Line 627: “…not unacceptable…” should be changed to something along the lines of “beneficial” or “adequate”. The rest of the sentence mentions well characterised sources and established programs for RP protection and we fail to see why the same RP protection measures as for other practices should not apply, incl dose limits.

Other:

Section 2.2: The title of the section “The NORM cycle” gives the impression that there is one cycle for all NORM and that NORM commonly is part of an (endless) cycle. Recycling of residues or by-products could be the case, but just as often it isn’t. Therefore rethink 2.2 and put this either as one or two paragraphs under 2.1 or clarify the text, possibly with examples of different variants of the so-called cycles.

Para (32): Why use the same structure of Para 176 of ICRP 103 without using the same text? If the document wants to elaborate on the almost definition-like text of Para 176 in ICRP 103, this should be clear to the reader. If not, the wording of Para 176 should be used (quoted) as these three terms are fundamental in the present RP system.
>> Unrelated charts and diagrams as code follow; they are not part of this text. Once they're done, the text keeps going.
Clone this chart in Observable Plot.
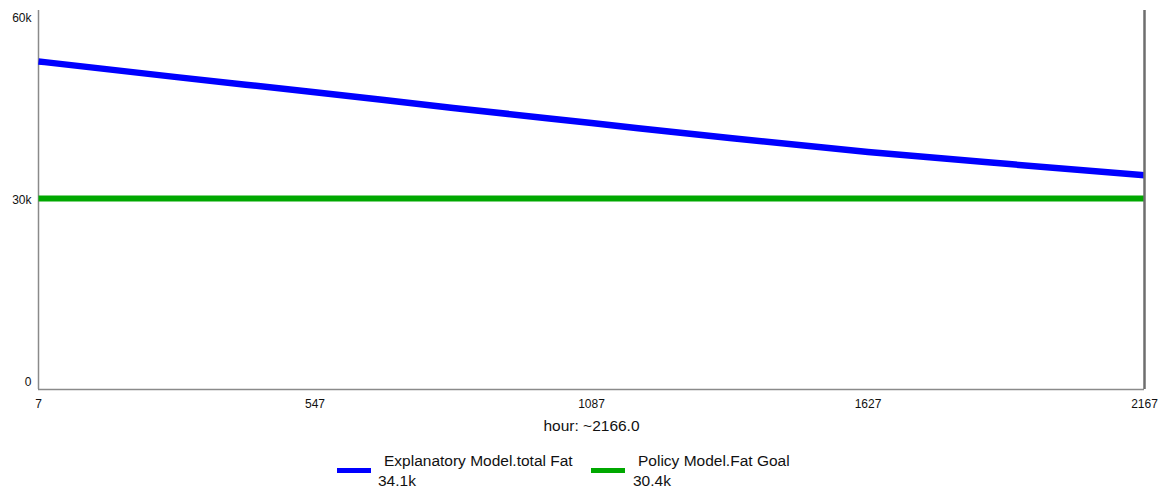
<!DOCTYPE html>
<html>
<head>
<meta charset="utf-8">
<script src="https://cdn.jsdelivr.net/npm/d3@7"></script>
<script src="https://cdn.jsdelivr.net/npm/@observablehq/plot@0.6"></script>
<style>
  body { margin: 0; background: #fff; font-family: "Liberation Sans", Arial, sans-serif; }
  #wrap { position: relative; width: 1166px; height: 491px; }
  .leg { position: absolute; font-size: 15.5px; color: #111; line-height: 18px; white-space: nowrap; }
  .sw { position: absolute; height: 5px; width: 34px; }
</style>
</head>
<body>
<div id="wrap">
  <div id="chart"></div>
  <div class="sw" style="left:337px;top:468px;background:#0000ff"></div>
  <div class="leg" style="left:384px;top:452px">Explanatory Model.total Fat</div>
  <div class="leg" style="left:378px;top:472px">34.1k</div>
  <div class="sw" style="left:591px;top:468px;background:#00a800"></div>
  <div class="leg" style="left:638px;top:452px">Policy Model.Fat Goal</div>
  <div class="leg" style="left:633px;top:472px">30.4k</div>
</div>
<script>
const hours = [7, 277, 547, 817, 1087, 1357, 1627, 1897, 2167];
const totalFat = [52200, 49700, 47300, 44800, 42400, 40000, 37800, 35900, 34100];
const fatGoal = [30400, 30400, 30400, 30400, 30400, 30400, 30400, 30400, 30400];
const xTicks = [7, 547, 1087, 1627, 2167];
const yTicks = [0, 30000, 60000];
const yTickLabels = ["0", "30k", "60k"];
const xLabel = "hour: ~2166.0";

const blueData = hours.map((h, i) => ({hour: h, value: totalFat[i]}));
const greenData = hours.map((h, i) => ({hour: h, value: fatGoal[i]}));

const yLabelOffsets = [-7, -1, 6];

const chart = Plot.plot({
  width: 1166,
  height: 440,
  marginLeft: 38,
  marginRight: 22,
  marginTop: 10,
  marginBottom: 51,
  style: {fontFamily: "Liberation Sans, Arial, sans-serif", background: "#fff"},
  x: {domain: [7, 2167]},
  y: {domain: [0, 60300]},
  marks: [
    Plot.axisX({ticks: xTicks, tickSize: 0, tickPadding: 10, fontSize: 12, label: null, tickFormat: d => String(d), fill: "#111"}),
    Plot.axisY({ticks: [], label: null}),
    ...yTicks.map((t, i) => Plot.text([t], {
      y: d => d, frameAnchor: "left", dx: -7, dy: yLabelOffsets[i],
      text: () => yTickLabels[i], textAnchor: "end", fontSize: 12, fill: "#111"
    })),
    Plot.ruleX([7], {stroke: "#8a8a8a", strokeWidth: 1.5}),
    Plot.ruleY([0], {stroke: "#8a8a8a", strokeWidth: 1.5}),
    Plot.line(greenData, {x: "hour", y: "value", stroke: "#00a800", strokeWidth: 6, strokeLinecap: "butt"}),
    Plot.line(blueData, {x: "hour", y: "value", stroke: "#0000ff", strokeWidth: 6.5, curve: "monotone-x", strokeLinecap: "butt"}),
    Plot.ruleX([2167], {stroke: "#6e6e6e", strokeWidth: 2.5}),
    Plot.text([xLabel], {frameAnchor: "bottom", dy: 41, text: d => d, fontSize: 15.5, fill: "#111"})
  ]
});
document.getElementById("chart").appendChild(chart);
</script>
</body>
</html>
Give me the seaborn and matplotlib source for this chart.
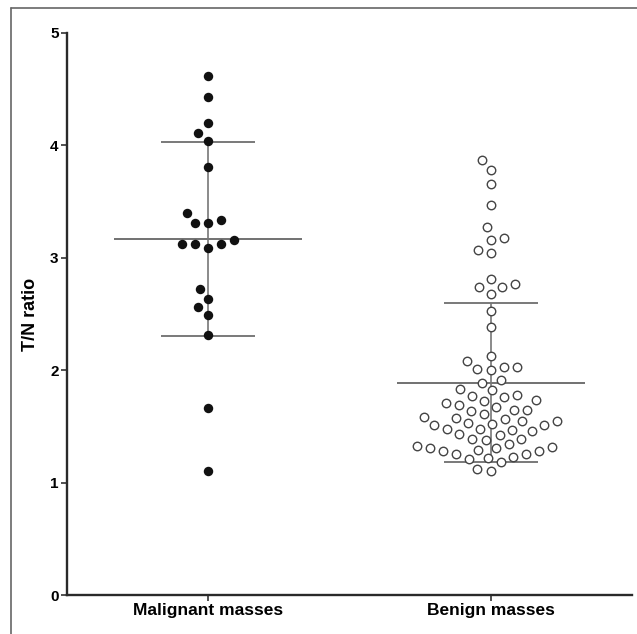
import numpy as np
import pandas as pd
import matplotlib
matplotlib.use("Agg")
import matplotlib.pyplot as plt
import seaborn as sns
from matplotlib.lines import Line2D

# Datos
groups = ["Malignant masses", "Benign masses"]

malignant = [4.62, 4.43, 4.20, 4.11, 4.04, 3.81, 3.40, 3.34, 3.31, 3.31,
             3.155, 3.12, 3.12, 3.12, 3.09, 2.72, 2.63, 2.56, 2.49, 2.31,
             1.66, 1.10]

benign = [3.87, 3.78, 3.66, 3.47, 3.27, 3.16, 3.18, 3.07, 3.04, 2.81,
          2.77, 2.74, 2.74, 2.68, 2.53, 2.38,
          2.13, 2.085, 2.03, 2.00, 2.01, 2.03,
          1.89, 1.91,
          1.82, 1.77, 1.76, 1.78, 1.83,
          1.73, 1.69, 1.65, 1.64, 1.65, 1.67, 1.71, 1.735,
          1.61, 1.575, 1.55, 1.53, 1.51, 1.51, 1.52, 1.545, 1.57, 1.58,
          1.48, 1.47, 1.43, 1.39, 1.39, 1.38, 1.42, 1.46, 1.48,
          1.32, 1.31, 1.29, 1.28, 1.25, 1.23, 1.25, 1.28, 1.31, 1.325, 1.34,
          1.22, 1.18, 1.21,
          1.105, 1.125]

yticks = [0, 1, 2, 3, 4, 5]

sns.set_style("white")
plt.rcParams['font.family'] = ['Liberation Sans', 'DejaVu Sans']
plt.rcParams['text.color'] = 'black'
plt.rcParams['axes.labelcolor'] = 'black'
plt.rcParams['xtick.color'] = '#222222'
plt.rcParams['ytick.color'] = '#222222'

df = pd.DataFrame({
    "grupo": [groups[0]] * len(malignant) + [groups[1]] * len(benign),
    "ratio": malignant + benign,
})

fig = plt.figure(figsize=(6.37, 6.34), dpi=100)
ax = fig.add_axes([0.1052, 0.0615, 0.8868, 0.8865])

# swarm con tamaño de colisión grande (separación tipo Prism)
sns.swarmplot(data=df, x="grupo", y="ratio", order=groups, ax=ax,
              size=9.2, linewidth=0, color="black")

ax.set_xlim(-0.5, 1.5)
ax.set_ylim(0, 5)

# calcular posiciones con el tamaño grande y luego fijarlas
fig.canvas.draw()
for i, coll in enumerate(ax.collections):
    if "draw" in coll.__dict__:
        del coll.draw
    if i == 0:
        coll.set_sizes([6.8 ** 2])
        coll.set_facecolor("#111111")
        coll.set_edgecolor("#111111")
        coll.set_linewidth(0)
    else:
        coll.set_sizes([6.1 ** 2])
        coll.set_facecolor("white")
        coll.set_edgecolor("#444444")
        coll.set_linewidth(1.0)
    coll.set_zorder(3)

# media y desviación estándar
for pos, vals in enumerate([malignant, benign]):
    m = np.mean(vals)
    sd = np.std(vals, ddof=1)
    ax.hlines(m, pos - 0.333, pos + 0.333, color="#666666", lw=1.3, zorder=2)
    ax.hlines([m - sd, m + sd], pos - 0.167, pos + 0.167, color="#555555",
              lw=1.1, zorder=2)
    ax.vlines(pos, m - sd, m + sd, color="#777777", lw=1.2, zorder=2)

ax.set_yticks(yticks)
ax.set_yticklabels([str(t) for t in yticks], fontsize=11, fontweight="bold",
                   color="black")
ax.set_xticks([0, 1])
ax.set_xticklabels(groups, fontsize=12.5, fontweight="bold", color="black")
ax.set_xlabel("")
ax.set_ylabel("T/N ratio", fontsize=13, fontweight="bold", labelpad=8)

for side in ["top", "right"]:
    ax.spines[side].set_visible(False)
for side in ["left", "bottom"]:
    ax.spines[side].set_color("#2a2a2a")
    ax.spines[side].set_linewidth(1.7)
ax.tick_params(axis="both", direction="out", length=4, width=1.2,
               color="#333333", pad=2, left=True, bottom=True)

# marco exterior (arriba e izquierda)
x0 = 11 / 637
y0 = 1 - 8 / 634
fig.add_artist(Line2D([x0, x0], [0, y0], transform=fig.transFigure,
                      color="#666666", lw=1.2))
fig.add_artist(Line2D([x0, 1], [y0, y0], transform=fig.transFigure,
                      color="#666666", lw=1.2))

fig.savefig("out.png", dpi=100)
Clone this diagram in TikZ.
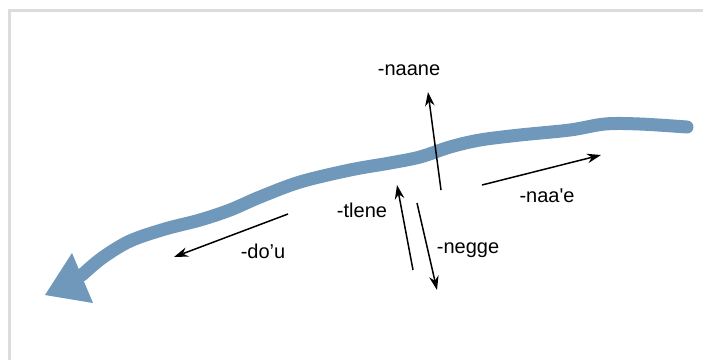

Para (49) and (51): In Para (49) ICRP points out that optimisation is the driving principle for selecting actions for protection of the environment. A bit further down in Para (51) the text says “The optimisation process should consider protection of the environment”. We cannot decipher how this should be interpreted. If the meaning of “consider” in (51) is “include” then please change to this word, otherwise please clarify.

Para (135): Delete sentence “However, experience shows….” Connect sentence 2 and 4: “… protection purpose. However, the Commission recommends…. attitude, based on the risk assessment.”. The wordin of sentence 3 (which we propose to delete) conveys a rather pessimistic way of looking at the issue. A realistic and pragmatic attitude should be based on risk assessment, not on a notion that the RP system is perceived to be “very specific and …difficult…”. The sentence also somewhat contradicts what is written in Para (69) which mentions that because these industries normally have health and safety protection measures, RP and HSE measures could be integrated. It is also our opinion that for practices where the undertaking is adequately handling health and safety issues, RP measures are more easily introduced.

Editorial:

Line 291. Should it be Appendix or Annex?